Traditional or Self Publish: Game Changer

Inertia: A tendency to remain in a fixed condition without change; disinclination to move or act.

I've always valued open-mindedness. Critical thinking and viewing all sides before coming to a conclusion is the more logical path for me. Yet the subject of self-publishing took on a vivid black and white philosophy that didn't include fence sitting. True confession: I believed self-publication was an act of desperation.

Way back in the days before electronic publishing, self-publishing existed in print format. For a tidy sum one could pay to publish their book. Prices varied depending on the package, some upwards of a few thousand dollars. I checked it out once and when I saw it cost money that I didn't have, I took a pass. Preferring to take the traditional path didn't cost me a single penny - just tons of angst (and I'm not including fees for contests and writing workshops, etc. Those were necessary learning tools). Plus, for me selling to a traditional publisher would give me a huge sense of accomplishment.

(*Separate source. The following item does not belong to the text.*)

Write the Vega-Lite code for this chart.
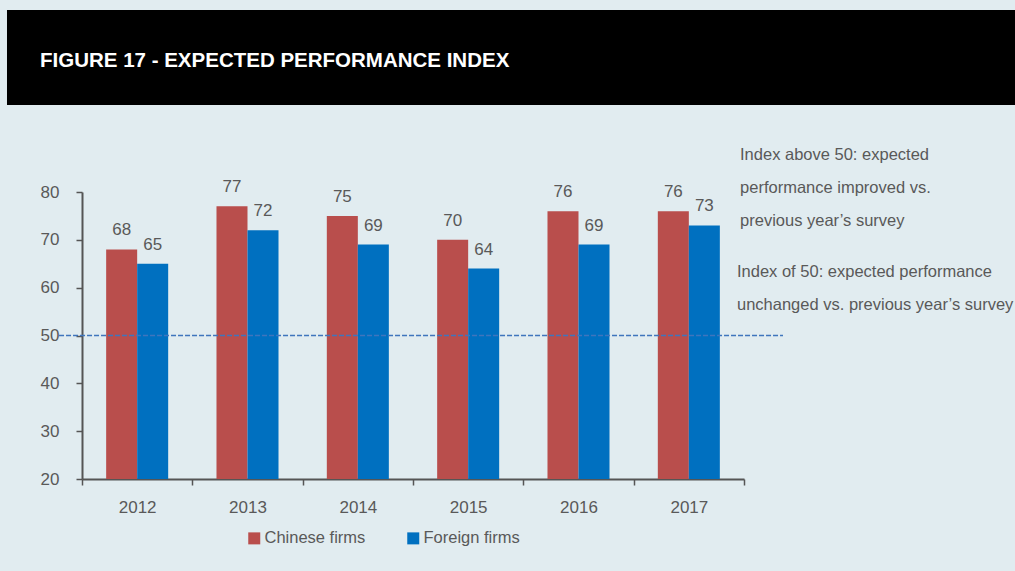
{
  "$schema": "https://vega.github.io/schema/vega-lite/v6.json",
  "autosize": {"type": "none"},
  "padding": {"top": 192, "left": 82, "right": 271, "bottom": 92},
  "width": 662,
  "height": 287,
  "background": "#e1ecf0",
  "config": {"view": {"stroke": null}, "font": "Liberation Sans", "text": {"font": "Liberation Sans"}},
  "data": {
    "values": [
      {"year": "2012", "firm": "Chinese firms", "value": 68},
      {"year": "2012", "firm": "Foreign firms", "value": 65},
      {"year": "2013", "firm": "Chinese firms", "value": 77},
      {"year": "2013", "firm": "Foreign firms", "value": 72},
      {"year": "2014", "firm": "Chinese firms", "value": 75},
      {"year": "2014", "firm": "Foreign firms", "value": 69},
      {"year": "2015", "firm": "Chinese firms", "value": 70},
      {"year": "2015", "firm": "Foreign firms", "value": 64},
      {"year": "2016", "firm": "Chinese firms", "value": 76},
      {"year": "2016", "firm": "Foreign firms", "value": 69},
      {"year": "2017", "firm": "Chinese firms", "value": 76},
      {"year": "2017", "firm": "Foreign firms", "value": 73}
    ]
  },
  "resolve": {"scale": {"x": "independent"}},
  "layer": [
    {
      "data": {"values": [{}]},
      "mark": {"type": "rect", "color": "#000000", "clip": false},
      "encoding": {
        "x": {"datum": -0.1133, "type": "quantitative", "scale": {"domain": [0, 1]}, "axis": null},
        "x2": {"datum": 1.4094},
        "y": {"datum": 118.05, "type": "quantitative"},
        "y2": {"datum": 98.19}
      }
    },
    {
      "data": {"values": [{"title": "FIGURE 17 - EXPECTED PERFORMANCE INDEX"}]},
      "mark": {"type": "text", "align": "left", "baseline": "alphabetic", "fontSize": 20.5, "fontWeight": "bold", "color": "#ffffff", "font": "Liberation Sans"},
      "encoding": {
        "text": {"field": "title", "type": "nominal"},
        "x": {"datum": -0.0634, "type": "quantitative", "scale": {"domain": [0, 1]}, "axis": null},
        "y": {"datum": 106.2, "type": "quantitative"}
      }
    },
    {
      "encoding": {
        "x": {
          "field": "year",
          "type": "nominal",
          "scale": {"paddingInner": 0, "paddingOuter": 0},
          "axis": {
            "title": null,
            "labelAngle": 0,
            "tickBand": "extent",
            "domainColor": "#555555",
            "domainWidth": 2,
            "tickColor": "#555555",
            "tickWidth": 1.5,
            "tickSize": 6,
            "labelFontSize": 17,
            "labelPadding": 14,
            "labelColor": "#595959",
            "labelFont": "Liberation Sans"
          }
        },
        "xOffset": {
          "field": "firm",
          "type": "nominal",
          "sort": ["Chinese firms", "Foreign firms"],
          "scale": {"paddingInner": 0, "paddingOuter": 0.779}
        },
        "y": {
          "field": "value",
          "type": "quantitative",
          "scale": {"domain": [20, 80], "zero": false, "nice": false},
          "axis": {
            "title": null,
            "values": [20, 30, 40, 50, 60, 70, 80],
            "grid": false,
            "domainColor": "#555555",
            "domainWidth": 2,
            "tickColor": "#555555",
            "tickWidth": 1.5,
            "tickSize": 6,
            "labelFontSize": 17,
            "labelPadding": 17,
            "labelColor": "#595959",
            "labelFont": "Liberation Sans"
          }
        }
      },
      "layer": [
        {
          "mark": {"type": "bar"},
          "encoding": {
            "y2": {"datum": 20},
            "color": {
              "field": "firm",
              "type": "nominal",
              "scale": {"domain": ["Chinese firms", "Foreign firms"], "range": ["#b94e4c", "#0070c0"]},
              "legend": {
                "title": null,
                "orient": "none",
                "legendX": 164,
                "legendY": 338,
                "direction": "horizontal",
                "symbolType": "square",
                "symbolSize": 144,
                "symbolStrokeWidth": 0,
                "labelFontSize": 16.5,
                "labelColor": "#595959",
                "labelFont": "Liberation Sans",
                "columnPadding": 39,
                "labelOffset": 2,
                "padding": 0
              }
            }
          }
        },
        {
          "mark": {"type": "text", "baseline": "alphabetic", "dy": -14, "fontSize": 17, "color": "#595959"},
          "encoding": {"text": {"field": "value", "type": "quantitative"}}
        }
      ]
    },
    {
      "data": {"values": [{}]},
      "mark": {"type": "rule", "strokeDash": [5, 2], "color": "#3f75bd", "strokeWidth": 1.5, "clip": false},
      "encoding": {
        "x": {"datum": -0.0347, "type": "quantitative", "scale": {"domain": [0, 1]}, "axis": null},
        "x2": {"datum": 1.0589},
        "y": {"datum": 50, "type": "quantitative"}
      }
    },
    {
      "data": {"values": [{}]},
      "mark": {
        "type": "text",
        "align": "left",
        "baseline": "alphabetic",
        "fontSize": 16.5,
        "color": "#595959",
        "lineHeight": 33,
        "text": ["Index above 50: expected", "performance improved vs.", "previous year’s survey"]
      },
      "encoding": {
        "x": {"datum": 0.994, "type": "quantitative", "scale": {"domain": [0, 1]}, "axis": null},
        "y": {"datum": 86.69, "type": "quantitative"}
      }
    },
    {
      "data": {"values": [{}]},
      "mark": {
        "type": "text",
        "align": "left",
        "baseline": "alphabetic",
        "fontSize": 16.5,
        "color": "#595959",
        "lineHeight": 33,
        "text": ["Index of 50: expected performance", "unchanged vs. previous year’s survey"]
      },
      "encoding": {
        "x": {"datum": 0.9894, "type": "quantitative", "scale": {"domain": [0, 1]}, "axis": null},
        "y": {"datum": 62.23, "type": "quantitative"}
      }
    }
  ]
}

I still feel that way, but lately I've considered changing my views of those who choose the self-publishing road. Many of my writer friends, who got closer to a traditional publisher's door than I ever did, have gone the self route. Many of these writers are excellent and extremely passionate about the craft, especially this one. It's just that the luck pendulum never swung in their direction. You know - right time; right place, etc. Thus, rather than leave their babies tucked away on the hard drive, they've unleashed them to the highway of electronic readers, circumventing the traditional route. Plus, they're making money and hopefully enough to justify their choice. (Side note: Those who print self-published of yesteryear most likely didn't recoup their investment.)

And who am I to denounce them for their choice? (A smug snob, that's who.)

Perhaps sometimes it isn't about how to publish but choosing to. Not all who choose the self-published route do so because they're sick of rejection. Not all do so out of desperation.

Maybe they just want to be read. And this notion struck me with brute force recently like a divine intervention. It makes me want to purchase a Kindle (again) so I might read the works by very talented writers. And maybe one day some of them will want to read my works...

That is if I have the nerve to put myself out there. And there's the rub. The self-published author possesses insurmountable courage. They have unleashed their babies for all to praise or call "meh." The latter scares me. Still, the self-published authors of the world , at least some, haven't let the "meh" reviews discourage them.

I wonder if self-publishing fulfills a desire for writers to see their hard work to fruition, which makes me question my former feelings about self-publishing. That's a good thing because to stop self-questioning is a dreadful form of inertia.

All said, I must step up and honor my fellow writers who choose self-publication. It's not about the bling, but always about honoring the art and thyself.